5/18/2011 12:00:00 pm

Guest Post: If Your Youth Minister Dies

Posted by Tom French |

This post has been writen by my friend and youth ministry blogging guru, Graham Baldock.

We tackle the big issues here.


If you type the question "What do you do when your youth minister dies?" into a search engine you get very little useful info. You read miscellaneous articles about ministers dying, but nothing really for those left behind (expect for this nifty app). So... this post will try to reply to the question no-one is obviously wanting to have answered...

What do you do when your youth minister dies???

In light of Tom's brush with McDonald's-related-criminality we are simultaneously going to try and navigate this worst-case-scenario minefield (you can check out Tom's answer on my blog) and thus become the world's foremost resources on the topic.

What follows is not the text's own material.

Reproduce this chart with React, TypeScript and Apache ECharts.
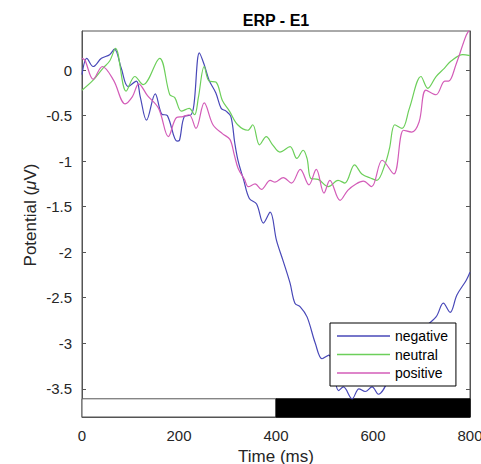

I'm going to start by assuming that the youth minister was suddenly killed, not the casualty of a drawn out disease. This event was totally unexpected.
So what do you do???

As a teen...

1 - Take some time to sit with this. Let it sink in a little. Give yourself some time and space. Stick close to those who love and can support you. Hug your family and find a soft kitten to cuddle.

2 - Feel what you're going to feel. Grief, shock, denial, anger... allow the emotions to come. That's perfectly normal.

3 - Equally, give others some time and space to process this. The way they deal with it may not be the carbon copy of how you deal with it. That's okay.

4 - When you feel comfortable, talk to someone. It could be a parent, a youth group leader or a counsellor. Chat about the things that are raised in point 2.

5 - Avoid making any massive changes or great risks. Routine is important.

If you are connected to the church (as the minister or a youth group leader)...

1 - Be aware that you will go through the same things as the kids. Do steps 1-5 from the list above. It's okay for you as well. Take time and create space to care for yourself.

2 - Be around. You may not have all, or even many answers, but sometimes your sheer presence will mean more than a I-got-this-off-a-website-answer. This should be especially true if you are the senior minister.

3 - Offer help. Wrangle up some cash and offer discounted counselling sessions.

4 - Understand that for some kids, this will be their first experience of someone they personally know dying. Especially a person who is not elderly.

5 - Realise some of the that questions will be raised by members of the congregation. The youth and leaders may wonder about God's fairness. How someone who served God could be killed.

6 - Consider hiring a new youth minister slowly. Don't rush into a new appointment. Weigh up the candidates and be honest in your dealings with them. Nothing would be worse than making a selection that doesn't fit or having the person stumble into a mess they weren't expecting.